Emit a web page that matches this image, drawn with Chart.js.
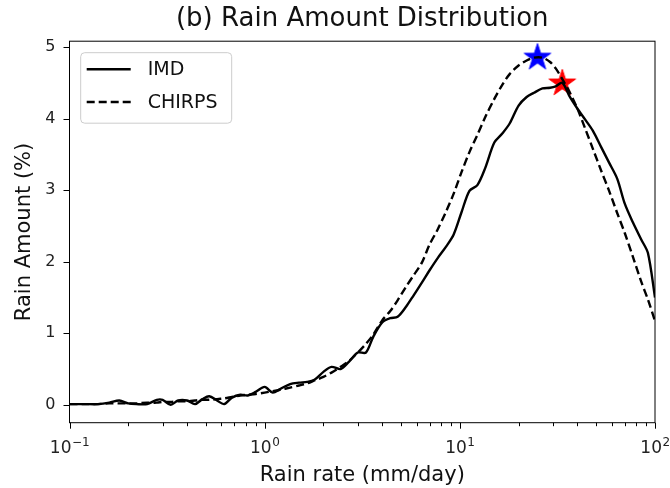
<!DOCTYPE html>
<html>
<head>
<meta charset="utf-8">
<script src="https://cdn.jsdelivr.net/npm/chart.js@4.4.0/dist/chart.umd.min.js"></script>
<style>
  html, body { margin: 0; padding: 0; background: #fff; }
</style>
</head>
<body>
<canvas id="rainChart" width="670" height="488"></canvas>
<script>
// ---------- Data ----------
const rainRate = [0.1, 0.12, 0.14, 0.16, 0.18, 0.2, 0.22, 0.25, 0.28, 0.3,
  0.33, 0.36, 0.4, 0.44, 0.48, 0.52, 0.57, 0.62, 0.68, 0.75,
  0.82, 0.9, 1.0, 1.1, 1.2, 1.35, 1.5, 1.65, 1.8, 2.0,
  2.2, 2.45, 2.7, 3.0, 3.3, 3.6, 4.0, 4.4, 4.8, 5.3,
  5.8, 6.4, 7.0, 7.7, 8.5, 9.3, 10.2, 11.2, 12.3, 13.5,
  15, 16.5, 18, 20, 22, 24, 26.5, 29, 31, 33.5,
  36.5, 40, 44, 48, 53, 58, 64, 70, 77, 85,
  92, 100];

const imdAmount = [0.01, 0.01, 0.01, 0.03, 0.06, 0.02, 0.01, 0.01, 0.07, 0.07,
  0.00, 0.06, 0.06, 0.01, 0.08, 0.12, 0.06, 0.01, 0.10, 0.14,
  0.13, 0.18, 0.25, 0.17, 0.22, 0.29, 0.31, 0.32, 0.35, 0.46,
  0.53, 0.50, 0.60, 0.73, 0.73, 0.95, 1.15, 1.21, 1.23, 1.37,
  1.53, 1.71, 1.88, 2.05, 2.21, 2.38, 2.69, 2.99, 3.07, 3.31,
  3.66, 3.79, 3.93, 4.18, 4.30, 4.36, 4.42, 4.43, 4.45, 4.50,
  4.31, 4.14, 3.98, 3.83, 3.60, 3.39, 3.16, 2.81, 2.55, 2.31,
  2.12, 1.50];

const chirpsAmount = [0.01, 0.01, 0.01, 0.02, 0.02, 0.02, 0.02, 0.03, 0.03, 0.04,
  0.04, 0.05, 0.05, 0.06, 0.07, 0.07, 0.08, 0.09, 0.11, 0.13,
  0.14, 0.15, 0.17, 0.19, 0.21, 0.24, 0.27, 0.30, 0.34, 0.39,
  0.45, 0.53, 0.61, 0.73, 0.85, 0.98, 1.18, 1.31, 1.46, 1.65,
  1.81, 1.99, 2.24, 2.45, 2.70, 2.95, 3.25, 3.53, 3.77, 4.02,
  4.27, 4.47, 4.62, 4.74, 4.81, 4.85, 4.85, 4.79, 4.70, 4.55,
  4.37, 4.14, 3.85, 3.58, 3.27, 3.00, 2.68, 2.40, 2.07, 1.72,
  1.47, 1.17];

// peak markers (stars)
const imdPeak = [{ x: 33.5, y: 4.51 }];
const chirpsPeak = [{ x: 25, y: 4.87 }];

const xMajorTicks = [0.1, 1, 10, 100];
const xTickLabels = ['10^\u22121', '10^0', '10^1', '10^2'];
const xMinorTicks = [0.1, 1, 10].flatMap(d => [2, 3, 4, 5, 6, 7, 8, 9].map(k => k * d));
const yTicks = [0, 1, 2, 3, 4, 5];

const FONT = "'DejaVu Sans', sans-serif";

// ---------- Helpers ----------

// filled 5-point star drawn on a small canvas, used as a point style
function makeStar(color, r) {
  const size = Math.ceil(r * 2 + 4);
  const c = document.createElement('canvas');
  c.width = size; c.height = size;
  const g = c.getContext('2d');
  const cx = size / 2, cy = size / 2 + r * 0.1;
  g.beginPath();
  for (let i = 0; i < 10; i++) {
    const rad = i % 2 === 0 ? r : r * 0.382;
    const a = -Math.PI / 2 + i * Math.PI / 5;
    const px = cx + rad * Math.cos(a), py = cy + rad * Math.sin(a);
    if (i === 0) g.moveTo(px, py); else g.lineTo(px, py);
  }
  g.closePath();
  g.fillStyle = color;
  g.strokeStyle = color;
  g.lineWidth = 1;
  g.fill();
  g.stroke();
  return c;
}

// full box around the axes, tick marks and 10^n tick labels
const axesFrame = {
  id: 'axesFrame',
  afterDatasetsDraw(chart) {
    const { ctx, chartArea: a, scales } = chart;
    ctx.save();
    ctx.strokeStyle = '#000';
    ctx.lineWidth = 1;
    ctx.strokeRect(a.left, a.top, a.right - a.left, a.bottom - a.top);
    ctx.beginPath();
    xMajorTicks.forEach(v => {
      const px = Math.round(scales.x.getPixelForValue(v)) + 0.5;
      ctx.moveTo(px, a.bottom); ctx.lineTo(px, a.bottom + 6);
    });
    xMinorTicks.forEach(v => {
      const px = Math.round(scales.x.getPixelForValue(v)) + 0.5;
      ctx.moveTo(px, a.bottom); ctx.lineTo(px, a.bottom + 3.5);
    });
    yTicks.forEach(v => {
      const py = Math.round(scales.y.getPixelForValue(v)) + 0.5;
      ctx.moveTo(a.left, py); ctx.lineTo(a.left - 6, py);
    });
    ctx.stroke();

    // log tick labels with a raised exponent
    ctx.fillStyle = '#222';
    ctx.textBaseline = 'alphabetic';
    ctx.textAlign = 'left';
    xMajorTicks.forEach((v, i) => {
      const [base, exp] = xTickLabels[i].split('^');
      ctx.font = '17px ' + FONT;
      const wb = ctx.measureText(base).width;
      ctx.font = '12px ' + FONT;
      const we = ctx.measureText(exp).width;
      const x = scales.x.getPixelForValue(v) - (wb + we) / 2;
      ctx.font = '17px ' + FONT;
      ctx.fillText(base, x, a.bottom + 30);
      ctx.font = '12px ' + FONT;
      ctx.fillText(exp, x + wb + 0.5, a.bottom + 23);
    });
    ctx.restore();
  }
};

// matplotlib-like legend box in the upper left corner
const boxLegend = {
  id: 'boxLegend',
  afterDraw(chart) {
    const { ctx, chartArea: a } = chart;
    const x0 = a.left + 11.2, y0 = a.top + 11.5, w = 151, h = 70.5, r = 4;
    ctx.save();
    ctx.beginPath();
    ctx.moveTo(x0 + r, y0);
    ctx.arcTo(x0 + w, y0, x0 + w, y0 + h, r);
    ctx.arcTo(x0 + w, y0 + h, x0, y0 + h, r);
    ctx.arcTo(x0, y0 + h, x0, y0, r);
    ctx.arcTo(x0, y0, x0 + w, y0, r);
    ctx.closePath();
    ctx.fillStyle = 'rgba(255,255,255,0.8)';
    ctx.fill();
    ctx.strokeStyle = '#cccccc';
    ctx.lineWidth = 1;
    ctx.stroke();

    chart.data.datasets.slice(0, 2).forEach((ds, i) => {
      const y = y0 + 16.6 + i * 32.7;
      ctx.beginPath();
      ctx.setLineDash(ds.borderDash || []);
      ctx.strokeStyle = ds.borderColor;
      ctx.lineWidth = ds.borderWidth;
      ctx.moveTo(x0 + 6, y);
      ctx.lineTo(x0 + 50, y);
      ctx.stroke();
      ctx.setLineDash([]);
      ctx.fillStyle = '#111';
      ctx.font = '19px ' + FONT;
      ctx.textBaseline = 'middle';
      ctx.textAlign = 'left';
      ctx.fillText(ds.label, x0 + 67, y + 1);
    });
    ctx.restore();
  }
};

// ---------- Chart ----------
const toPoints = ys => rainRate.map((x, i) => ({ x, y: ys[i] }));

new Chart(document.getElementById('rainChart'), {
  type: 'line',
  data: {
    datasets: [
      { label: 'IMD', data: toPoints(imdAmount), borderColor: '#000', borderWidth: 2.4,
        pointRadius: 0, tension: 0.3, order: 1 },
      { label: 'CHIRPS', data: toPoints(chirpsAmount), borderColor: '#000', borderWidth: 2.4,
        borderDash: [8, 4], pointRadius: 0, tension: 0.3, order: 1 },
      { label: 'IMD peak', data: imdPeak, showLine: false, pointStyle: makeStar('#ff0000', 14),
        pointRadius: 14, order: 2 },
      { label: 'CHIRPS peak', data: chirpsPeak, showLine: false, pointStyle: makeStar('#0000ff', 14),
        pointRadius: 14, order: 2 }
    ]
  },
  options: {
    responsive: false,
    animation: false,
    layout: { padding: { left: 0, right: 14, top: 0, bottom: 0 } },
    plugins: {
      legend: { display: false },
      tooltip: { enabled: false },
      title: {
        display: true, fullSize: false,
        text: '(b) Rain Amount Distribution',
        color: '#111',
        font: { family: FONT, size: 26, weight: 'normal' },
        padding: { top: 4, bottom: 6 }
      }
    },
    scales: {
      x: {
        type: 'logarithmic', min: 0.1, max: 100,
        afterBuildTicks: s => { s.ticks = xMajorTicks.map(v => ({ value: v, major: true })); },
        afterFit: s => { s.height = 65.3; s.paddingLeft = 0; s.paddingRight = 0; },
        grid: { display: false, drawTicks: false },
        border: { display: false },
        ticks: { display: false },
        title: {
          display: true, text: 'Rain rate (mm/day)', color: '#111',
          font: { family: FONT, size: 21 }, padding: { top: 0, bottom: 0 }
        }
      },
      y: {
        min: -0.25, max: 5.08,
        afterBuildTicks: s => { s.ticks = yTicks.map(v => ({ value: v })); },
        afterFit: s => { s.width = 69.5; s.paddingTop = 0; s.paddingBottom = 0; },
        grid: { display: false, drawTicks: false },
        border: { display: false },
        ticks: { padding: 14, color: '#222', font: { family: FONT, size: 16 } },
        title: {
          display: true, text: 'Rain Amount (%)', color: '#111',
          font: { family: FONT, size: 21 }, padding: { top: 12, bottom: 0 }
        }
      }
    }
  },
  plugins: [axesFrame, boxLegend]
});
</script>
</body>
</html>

##############################

▶ Your objective
Could the lines from the top of the material through the line with "2.12, 1.50];" be repeated exactly, pictures left out?

▶ Task solution
Emit a web page that matches this image, drawn with Chart.js.
<!DOCTYPE html>
<html>
<head>
<meta charset="utf-8">
<script src="https://cdn.jsdelivr.net/npm/chart.js@4.4.0/dist/chart.umd.min.js"></script>
<style>
  html, body { margin: 0; padding: 0; background: #fff; }
</style>
</head>
<body>
<canvas id="rainChart" width="670" height="488"></canvas>
<script>
// ---------- Data ----------
const rainRate = [0.1, 0.12, 0.14, 0.16, 0.18, 0.2, 0.22, 0.25, 0.28, 0.3,
  0.33, 0.36, 0.4, 0.44, 0.48, 0.52, 0.57, 0.62, 0.68, 0.75,
  0.82, 0.9, 1.0, 1.1, 1.2, 1.35, 1.5, 1.65, 1.8, 2.0,
  2.2, 2.45, 2.7, 3.0, 3.3, 3.6, 4.0, 4.4, 4.8, 5.3,
  5.8, 6.4, 7.0, 7.7, 8.5, 9.3, 10.2, 11.2, 12.3, 13.5,
  15, 16.5, 18, 20, 22, 24, 26.5, 29, 31, 33.5,
  36.5, 40, 44, 48, 53, 58, 64, 70, 77, 85,
  92, 100];

const imdAmount = [0.01, 0.01, 0.01, 0.03, 0.06, 0.02, 0.01, 0.01, 0.07, 0.07,
  0.00, 0.06, 0.06, 0.01, 0.08, 0.12, 0.06, 0.01, 0.10, 0.14,
  0.13, 0.18, 0.25, 0.17, 0.22, 0.29, 0.31, 0.32, 0.35, 0.46,
  0.53, 0.50, 0.60, 0.73, 0.73, 0.95, 1.15, 1.21, 1.23, 1.37,
  1.53, 1.71, 1.88, 2.05, 2.21, 2.38, 2.69, 2.99, 3.07, 3.31,
  3.66, 3.79, 3.93, 4.18, 4.30, 4.36, 4.42, 4.43, 4.45, 4.50,
  4.31, 4.14, 3.98, 3.83, 3.60, 3.39, 3.16, 2.81, 2.55, 2.31,
  2.12, 1.50];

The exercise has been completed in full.